It has been a long time since I’ve written in my blog. By the end of this you may understand a bit more why.
Back in April of 2012 I was diagnosed with Prostate Cancer. I had already stopped writing due to the tests that I had been going though leading up to the final diagnosis. From the point of diagnosis till the end of October I went through a plethora of tests and biopsies and treatments that left me run down both on a physical level and in an emotional way as well. I can honestly say that when you feel old you are. When you feel young you are. It is a lot about how you feel as to what you are. Maybe I should change that to this: It is what you think you are that makes you what you are. I felt old. I felt run down. I felt used up and it had a great impact on the way I lived day to day.
That is all in the process of changing. Not because I have gotten any younger as that is impossible. You can’t literally take any years off your life. But it IS because of how I feel and think about my life. It is about how I choose to think. Not so much how my body feels though that does play into it.
I am beginning to get some of my stamina back. My energy level is improving though I can see that it is going to be a long slow process. If you are wondering what kind of treatments I went through, well, I chose the radio-active seed implant variety of treatment. That along with external beam radiation therapy. So far everything is going in the right direction and I have to give both credit and thanks to my doctors that were involved for all they prescribed, did, and are doing all along the way.
Now that ended (in some fashion) back in October and it is now February. That too is a long time and you may be wondering why I haven’t written till now. Well, to be honest (I know, bad cliche’), I just didn’t feel like it. That old feeling, the used up feeling, the not so sure I even wanted to try anymore feeling was all over me. Slowly dissipating but still there as I began to regain strength which I am told may take up to a year and a half from the date of the last treatment. Even then I will have some things that just won’t ever be the same.
BUT… Things are a changing even now. Each day that goes by I am getting stronger and the energy is coming back. It is as if life is coming back in.
Now… It would be nice if that were all that had or has happened. It is not.
Elaine, my wife of two years today, is recovering from surgery of just two weeks ago yesterday. What kind? Brain kind. Yup, she had a tumor the size of a tangerine located inside the left side of her skull (left temporal lobe). It was a Meningioma which, of the two types normally found in brains, is the best kind (if there is such a thing) to have. It had been growing for between 2 and 3 years (or so we are told) and we knew nothing of it till it started effecting her balance.
Looking back we could see how it effected other areas of her life but those that know her wrote many of those symptoms to such things as stress, concern, worry, etc… We now understand what was going on and how it effected her.
Today… it is our anniversary. With all that we have gone through over the past few years I feel blessed to be where we are. This includes where we are geographically, physically, and emotionally. Elaine was certainly the right choice. I could not have done better. I could ask her if she felt the same and I would be willing to bet she feels the same. I am not going to ask right now but if you feel the need for her to answer then she could answer you if you chose to ask by responding to this post.
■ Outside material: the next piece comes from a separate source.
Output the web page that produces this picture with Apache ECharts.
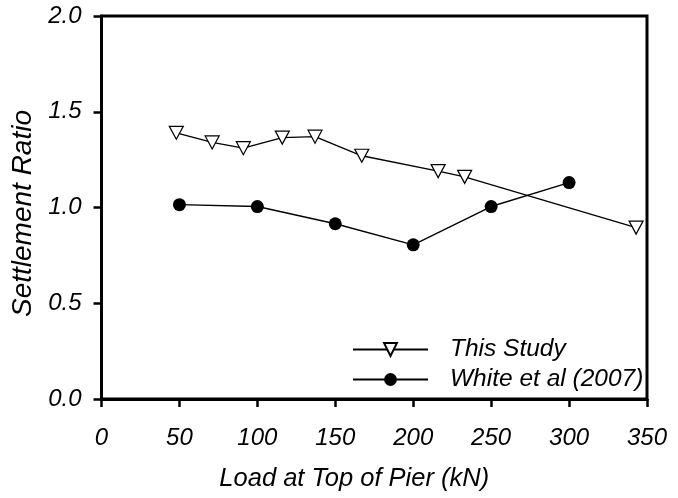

Either way, it changes nothing so far as my feeling on the matter. She is what I have been looking for all my life. The one! She has proven it.
Well… now you know the why. Hopefully my time will permit me to write more much sooner. I have tried to write several times and even did so but never got to a point where I felt it was worthy of you. I could not seem to finish my thought to finish a blog post. This one is different and is more of a report than a blog about thought but it IS a start. Hope to see you soon.
BTW… Elaine is doing well. Very well. Improving every day. I expect her to be 100% very soon. I’ve already seen such immense improvement that I am fairly certain she should be back to her normal levels within a week or two. Astounding if you ask me.